Só que não é disso que se trata a invasão terrestre e eventual ocupação física de Gaza. Desde sempre Israel evita ações em solo naquela “tripa” de terreno, mesmo antes do isolamento total do território, ocorrido em 2007, quando o Hamas finalmente derrota o Fatah e passa a governar Gaza. Agora, mais de 15 anos após o início do bloqueio e embargo que deixaram a região na mais absoluta miséria, com seus moradores vivendo um verdadeiro inferno na Terra, fazer os coturnos israelenses pisarem lá pode ser uma decisão suicida.
Gaza tem uma das maiores densidades populacionais do planeta. São mais de dois milhões de pessoas vivendo num retângulo com 41 quilômetros de comprimento por no máximo 12 de largura. Milhares de edifícios e centenas de prédios muito altos se empoleiram uns sobre os outros, separados apenas por quadras cortadas por ruas estreitas. Há esgoto para todo lado e um emaranhado de fios em cada metro de extensão das vias públicas. Células do Hamas estão em centenas dessas construções, discretamente instaladas em apartamentos ou pequenas casas improvisadas de alvenaria. Milhares de carros estacionados, um atrás do outro, enchem as calçadas e podem explodir a qualquer momento.

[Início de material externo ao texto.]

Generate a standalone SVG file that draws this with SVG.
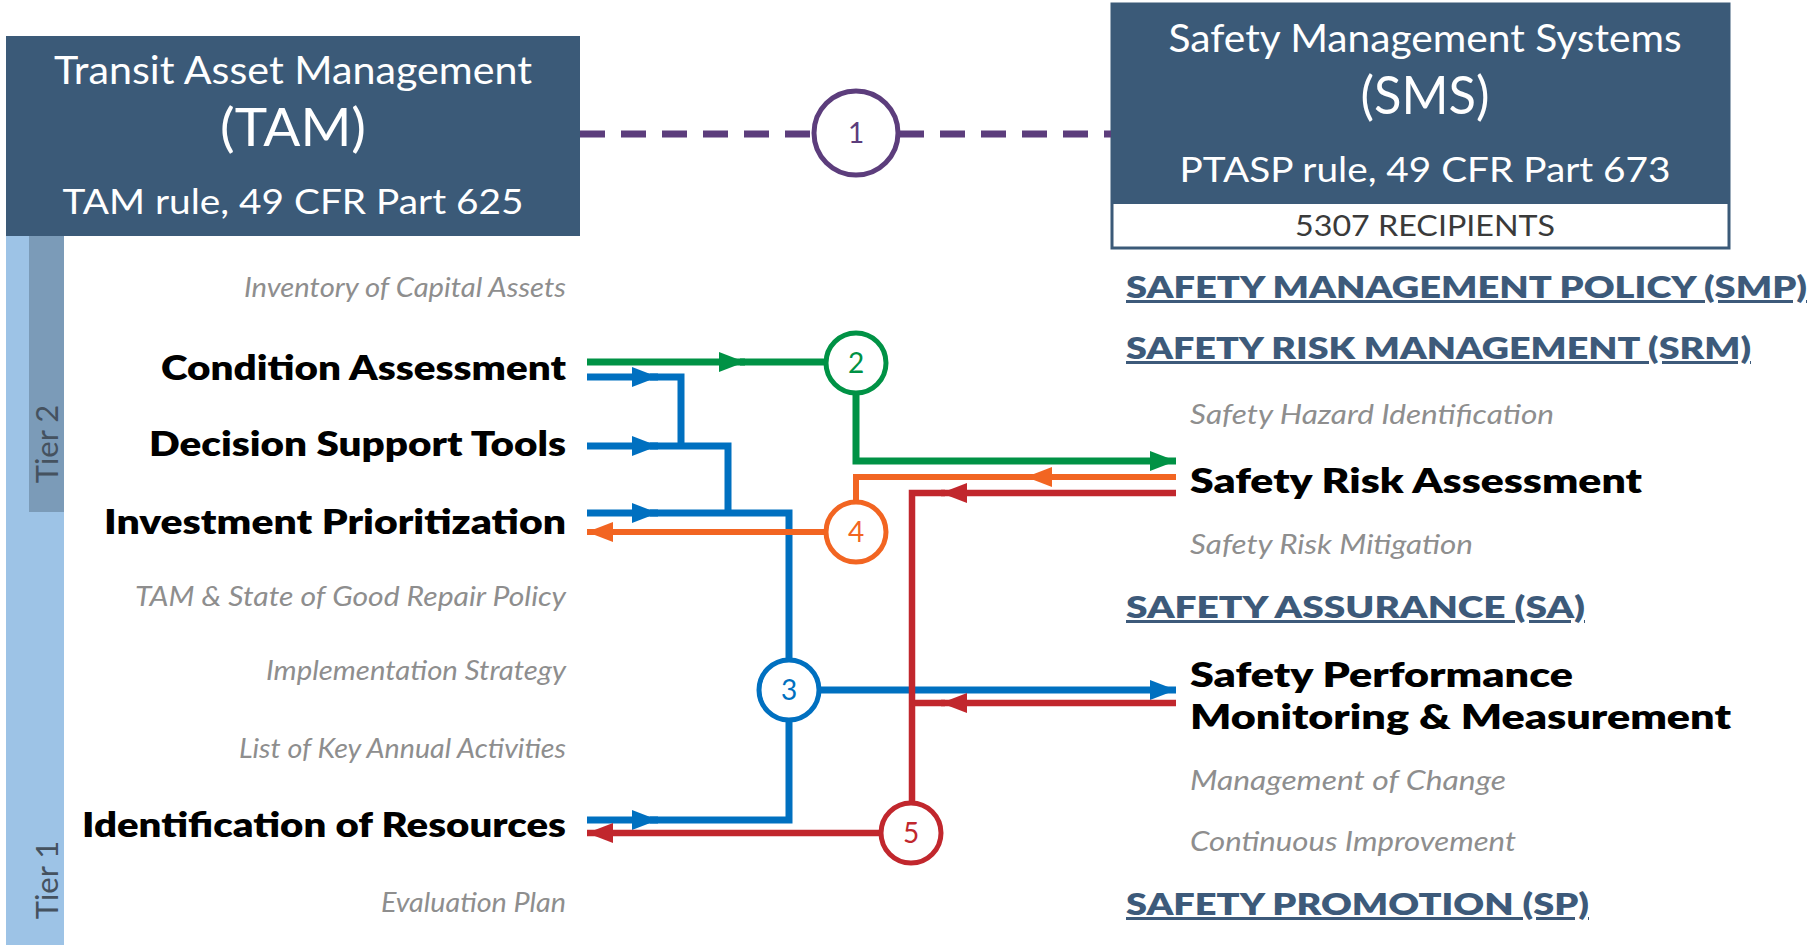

Nas poucas ações realizadas em Gaza nas últimas décadas, que se restringiram a perímetros pequenos e muito específicos, grandes perdas se abateram sobre as tropas israelenses. Mas o mais importante em todas essas incursões foi o fator Inteligência. É praticamente impossível lograr algum sucesso sem que informações precisas e superdetalhadas cheguem via Shin Bet e/ou Mossad, que inclusive participa das operações com pessoal de campo.
A dúvida que paira é se seria possível, especialmente agora após o sentimento generalizado de desconfiança em relação aos serviços secretos do Estado judeu, ocupar toda a extensão de Gaza e ir atrás das lideranças e tropas do Hamas, naquele universo de cimento extremamente hostil e perigoso, usando informações “de qualidade” coletadas pelo Shin Bet e o Mossad, além da AMAM, a Inteligência das IDF (Forças de Defesa de Israel, na sigla em inglês). Ninguém sabe se as conexões estabelecidas com informantes ainda se mantêm e, se se mantêm, se podem ser confiáveis, visto o fiasco no caso das ações do dia 7.